As optical fiber counts hit multiple thousands, splice time becomes a key concern as to splice 3,456 fibers individually would take over one hundred hours. Fortunately, ribbon cables enable mass fusion splicing, whereby 12 fibers are fused in a single step reducing splice time by as much as 80 percent. This means a 3,456-fiber cable can be spliced in less than 20 hours, but this efficiency can be enjoyed on any scale as mass fusion splicing is faster than single fusion splicing at any fiber count of 12 or higher.

Not All Extreme-Density Ribbon Cables are Created Equal

Many extreme-density ribbon cable designs feature a ‘net design’ ribbon, whereby the optical fibers are only intermittently connected so that they collapse upon one another to achieve the required packing density. This structure is less robust than proven solid ribbons and individual fibers can separate during handling. Some manufacturers recommend that net design ribbons are turned into solid ribbons using glue before splicing. This process, known as ‘ribbonisation’, can add significant time and cost to an installation.

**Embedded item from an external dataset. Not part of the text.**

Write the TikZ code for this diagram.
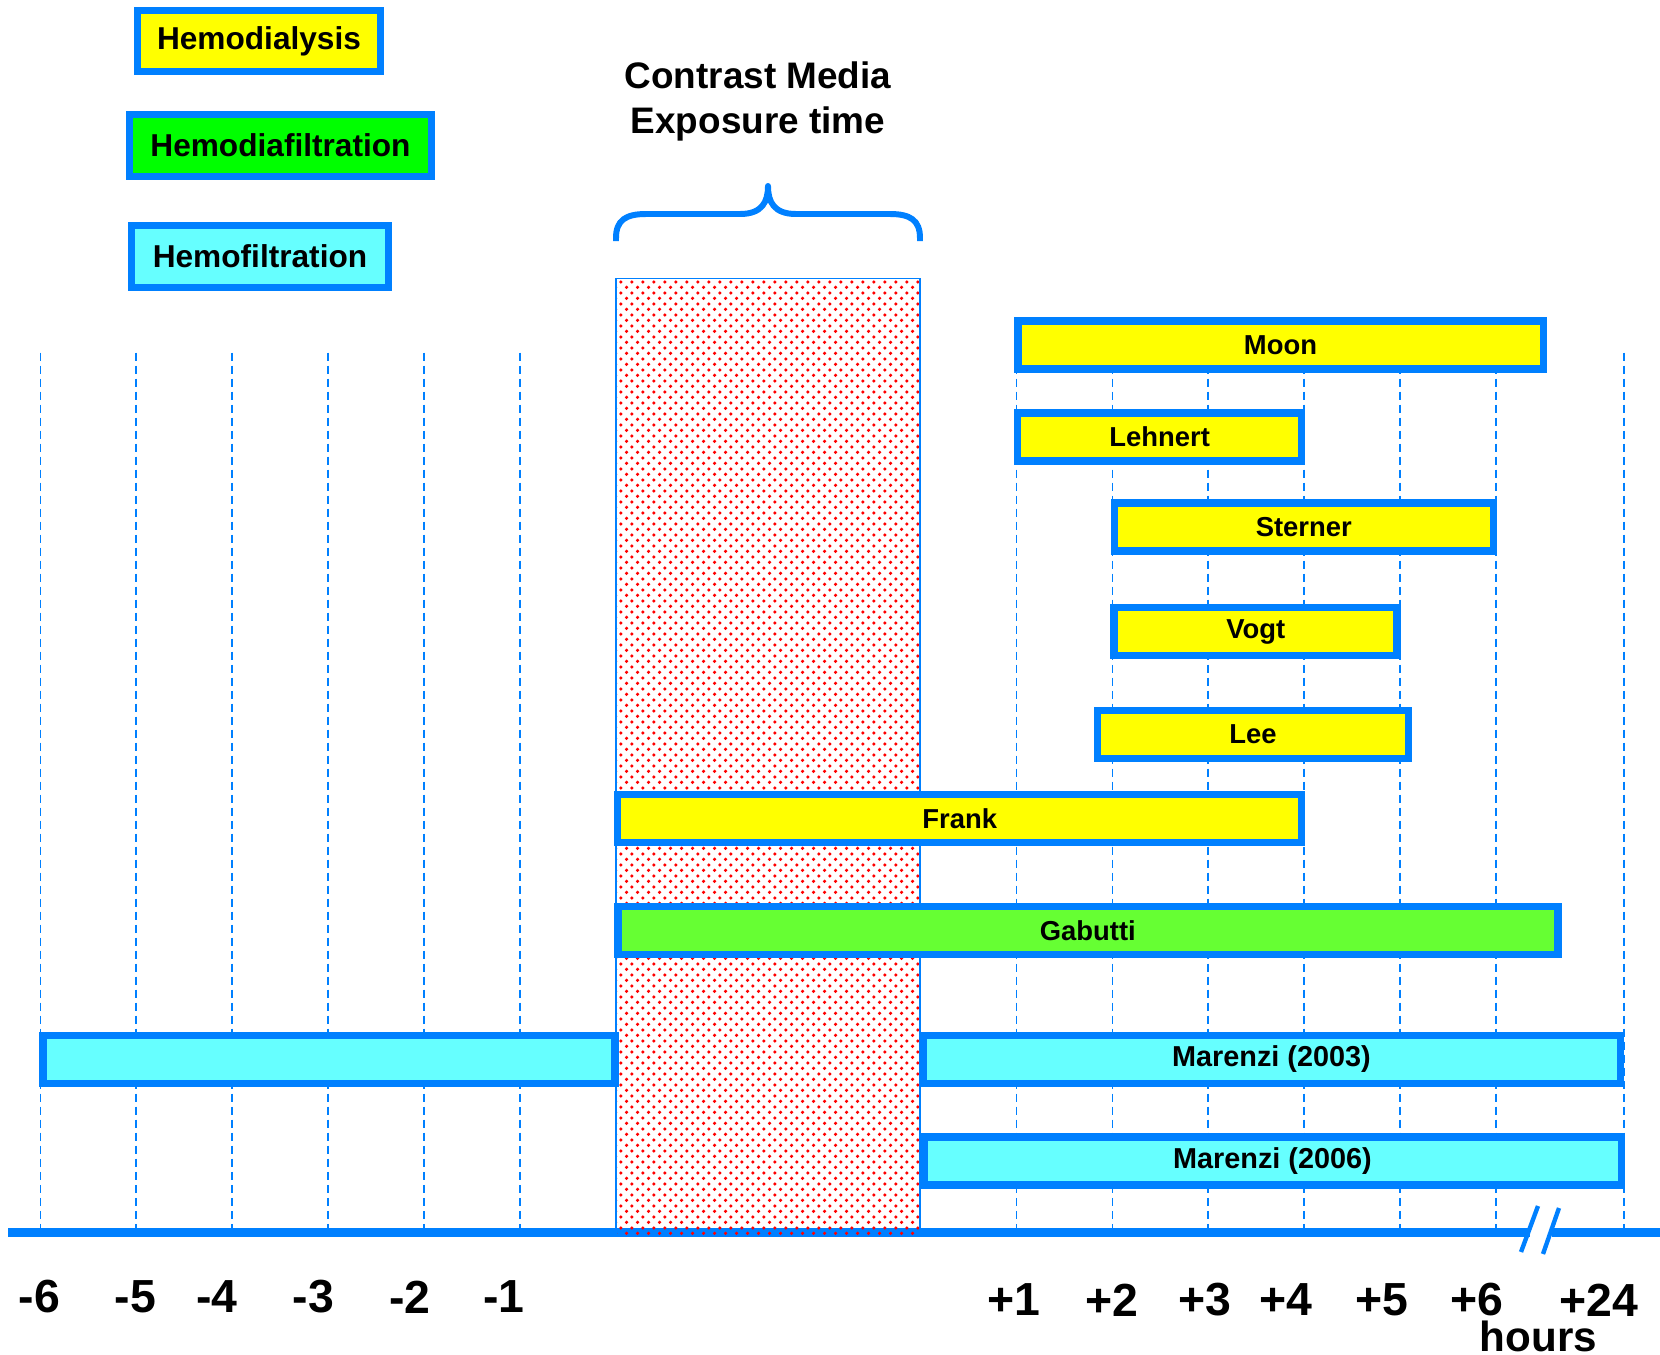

Moreover, due to the packing density in such designs microbend attenuation is a real concern. Consequently, many extreme-density ribbon cables feature Recommendation ITU-T G.657 optical fiber for extra bend resistance that feature low (often 8.6 micron) Mode-Field Diameter (MFD). This can cause test and measurement compatibility issues when attempting to splice to legacy G.652.D fibres with an MFD of 9.2 micron; bidirectional testing is required leading to increased testing and troubleshooting time, a significant issue for high-fiber-count 3,456+ fiber cables.

However, choosing an extreme-density ribbon cable with a proven, solid ribbon from Corning would eliminate the need to preribbonise, yielding up to 30 percent faster installation than net design constructions. These cables also utilise fiber which provides G.657.A1 bend performance with a backwards compatible G.652.D-rated 9.2 micron MFD. This gives an operator 3,456 fibers in a 50 mm (2-inch) duct without sacrificing infrastructure robustness, installation efficiency or backwards-compatibility.


As connection point distribution and densification occurs in access and data center networks, more optical fibers are deployed along more pathways. But the physical duct space in which optical cables are deployed is fixed or rapidly being consumed. In response, the optical fiber cable industry has delivered two highly spatially-efficient cable solutions that help meet this distribution and densification challenge. High-density micro cables provide scalable, high-fiber-count capacity where space is most scarce; while extreme-density ribbon cables with thousands of individual fiber strands provide fast splice installation and the highest fiber counts available in a single cable.